Hello and Happy New Years!
I hope you and your family are having a restful holiday season and New Years! A lot of us had to change our usual norms this year due to public health guidelines and restrictions, but we made the adjustments and found out that it’s possible to still have a good holiday season in different and unique ways.
What a year for the history books! None of us have likely experienced anything quite like last year (yes, it’s ok to say “last year” now, and don’t forget to change your date to 2021 when signing documents 😉 ).
So much has happened this last year in my life personally and professionally, but also nationally and globally. Even the worst pessimist couldn’t have predicted all that this year entailed.
8 Changes in 2020
My wife and I are grateful for the jobs we’ve maintained, and at the same time our hearts go out to those who lost them.
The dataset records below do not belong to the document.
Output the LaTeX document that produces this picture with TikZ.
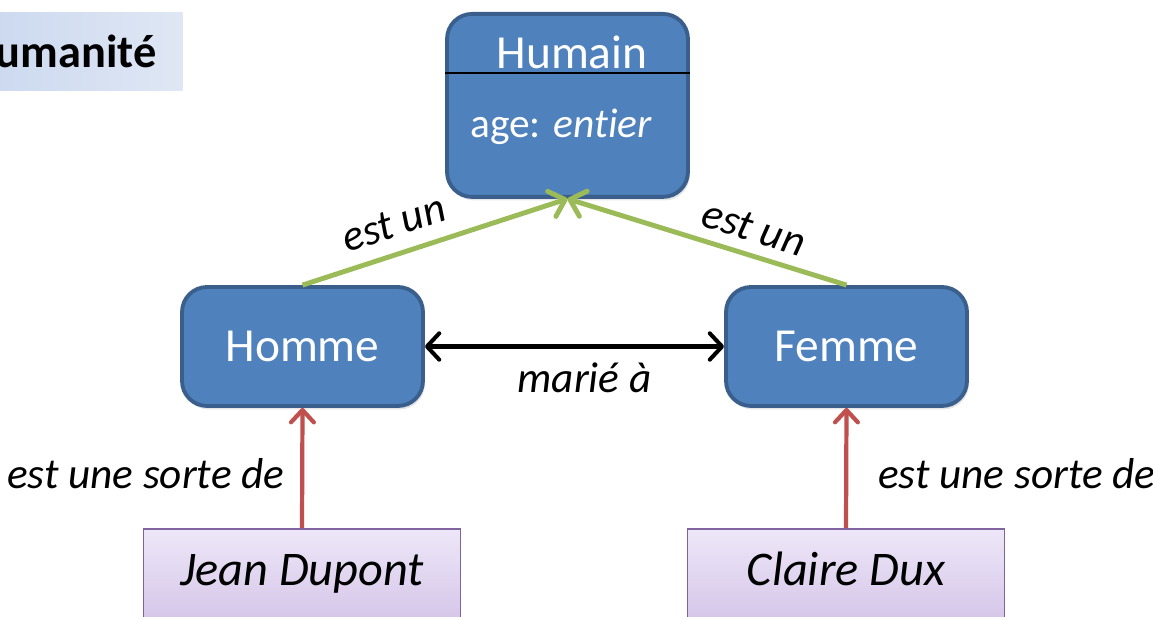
\documentclass[tikz,border=0pt]{standalone}
\usepackage{fontspec}
\setmainfont{Carlito}[RawFeature={-liga;-clig;-calt;-dlig}]
\usetikzlibrary{%
  arrows.meta,%
  positioning,%
  shadows%
}

\definecolor{boxblue}{HTML}{4F81BD}
\definecolor{boxedge}{HTML}{3A5F8C}
\definecolor{linkgreen}{HTML}{9BBB59}
\definecolor{linkred}{HTML}{C0504D}
\definecolor{instedge}{HTML}{8064A2}
\definecolor{insttop}{HTML}{EEE7F8}
\definecolor{instbot}{HTML}{CAB7E2}
\definecolor{titleleft}{HTML}{C7D5EE}
\definecolor{titleright}{HTML}{DFE7F4}

\newcommand{\bigtxt}{\fontsize{27}{31}\selectfont}
\newcommand{\labtxt}{\fontsize{24.6}{28}\selectfont}

\tikzset{
  classbox/.style={rectangle, rounded corners=0.5cm, fill=boxblue, draw=boxedge,
    line width=2.2pt, text=white, font=\bigtxt, minimum width=4.82cm,
    minimum height=2.38cm, inner sep=0pt,
    drop shadow={opacity=0.2, shadow xshift=1pt, shadow yshift=-2pt}},
  instbox/.style={rectangle, top color=insttop, bottom color=instbot, draw=instedge,
    line width=1pt, font=\fontsize{27.5}{31}\selectfont\itshape, minimum width=6.34cm,
    inner sep=0pt, text height=1.14cm, text depth=1.5cm},
  titlebox/.style={rectangle, left color=titleleft, right color=titleright,
    font=\fontsize{26.4}{30}\selectfont\bfseries, inner xsep=0.52cm,
    minimum height=1.56cm},
  isalink/.style={draw=linkgreen, line width=2.8pt,
    -{Straight Barb[length=8pt,width=15pt,round]}},
  kindlink/.style={draw=linkred, line width=2.4pt,
    -{Straight Barb[length=7pt,width=13pt,round]}},
  marrylink/.style={draw=black, line width=2.3pt,
    {Straight Barb[length=7pt,width=15pt,round]}-{Straight Barb[length=7pt,width=15pt,round]}},
  linklabel/.style={font=\labtxt\itshape, inner sep=3pt}
}

\begin{document}
\begin{tikzpicture}[x=0.02cm,y=-0.02cm]

\useasboundingbox (0,0) rectangle (1153,617);

% titre
\node[titlebox, anchor=north east] (titre) at (183,12) {Humanité};

% classes
\node[classbox, minimum height=3.66cm, anchor=north] (humain) at (567.5,12) {};
\node[text=white, font=\bigtxt] (humainnom) at (572,52) {Humain};
\draw[line width=0.8pt] (humain.west |- 0,73) -- (humain.east |- 0,73);
\node[text=white, font=\fontsize{23.6}{27}\selectfont, anchor=west] (humainattr) at (464,127) {age: \textit{entier}};

\node[classbox] (homme) at (302.5,346.5) {Homme};
\node[classbox] (femme) at (846.5,346.5) {Femme};

% instances
\node[instbox, anchor=north] (jean) at (302,528) {Jean Dupont};
\node[instbox, anchor=north] (claire) at (846,528) {Claire Dux};

% liens
\draw[isalink] (homme.north) -- node[linklabel, sloped, above=5pt, pos=0.38] {est un} (humain.south);
\draw[isalink] (femme.north) -- node[linklabel, sloped, above=3pt, pos=0.36] {est un} (humain.south);
\draw[marrylink] (homme.east) -- node[linklabel, below=5pt, xshift=0.2cm] {marié à} (femme.west);
\draw[kindlink] (jean.north) -- node[linklabel, left=6pt, pos=0.45] {est une sorte de} (homme.south);
\draw[kindlink] (claire.north) -- node[linklabel, right=14pt, pos=0.45] {est une sorte de} (femme.south);

\end{tikzpicture}
\end{document}
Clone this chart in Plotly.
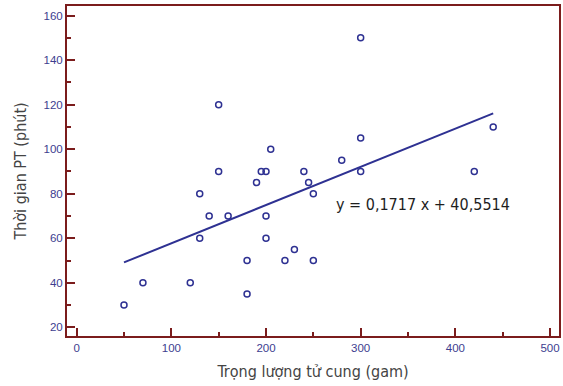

I had the opportunity to work three long-term substitute teacher positions in a local school district, which was unexpected, and Naomi continued in her vital communications role at UW Medicine to help the hospital manage the overwhelming changes due to the pandemic.
My wife Naomi contracted Covid but thankfully recovered after a very rough few weeks of painful and uncomfortable symptoms and time off work. You can read about her story here. Some of our immediate and extended families also contracted Covid and survived, and some of them didn’t. It seems loss is near so many of us.
3. Public Health Measures
My state of Washington was hit the hardest in the early weeks of the pandemic so we had a more severe lockdown. Just a few miles away from us was the original epicenter. Social distancing and mask wearing became fairly normal in public spaces by early to mid April for many states.
4. Remote Work
Many of us switched to remote work. Unless you already worked from home, this switch was likely a huge change that brought lots of big and small adjustments. Like many of you, my wife and I had to learn how to work in close proximity, eat lunches together, and keep ourselves sane in the process. It was a bumpy road at first. It’s amazing the things we take for granted as “normal” when we spend only 4-5 hours a day with our spouse and then all of the sudden see them all the time. We managed it but not without a lot of communication so that we could each feel heard and on the same page.
5. Church Community
Because our state was hit hard, it was out of the abundance of precaution that many churches stopped meeting in person, ours included. So we adapted and met as a church exclusively online. Sunday services were recorded live and home groups got quickly acquainted with Zoom, Skype or other video calling apps. The personal touch of seeing other human beings in person has been a challenge for all of us because after all we need people and they need us. It’s very human to invest yourself in in-person relationships. But we all made adjustments for the good others in order to slow the spread of the Novel Coronavirus.
One of the most popular video calling applications used during the pandemic, Zoom became normalized as the new vehicle of communication for millions of Americans. And whether you used Zoom or not, it began to represent all other video calling apps as people talked about doing a “Zoom call.”
7. Political Conflict
Probably the hardest and most uncomfortable feature of 2020 was the escalation of political tensions many of us felt throughout the year. From the impeachment trial of President Trump, to the spread of Covid-19 and a global pandemic, to public health measures, to the murder of George Floyd and the global protests for racial equality, to Covid-19 testing and the race to create a vaccine, to the Nov 3 election, to the escalation in conspiracy theories and misinformation, to heated disagreements with family and friends, it’s been quite year in politics. No matter which side of the aisle you identify with, the conflict has been real and difficult. My wife and I, who have our own differences of opinion on various political topics, found the book I love you but I hate your politics a breath of fresh air and insightful for how to better interact with each other and other family members. I hope you have learned some techniques to help bring calm to situations that may otherwise be contentious.
8. New Normal
With all of these events in 2020, it seems that our world has changed in profound ways. Some of those changes are temporary and some perhaps permanent. I hope that you might find the resources and support you need to adjust to the new normals that we find ourselves in 2021.
Wishing you all well and a happy new year!
How did you creatively work through this year?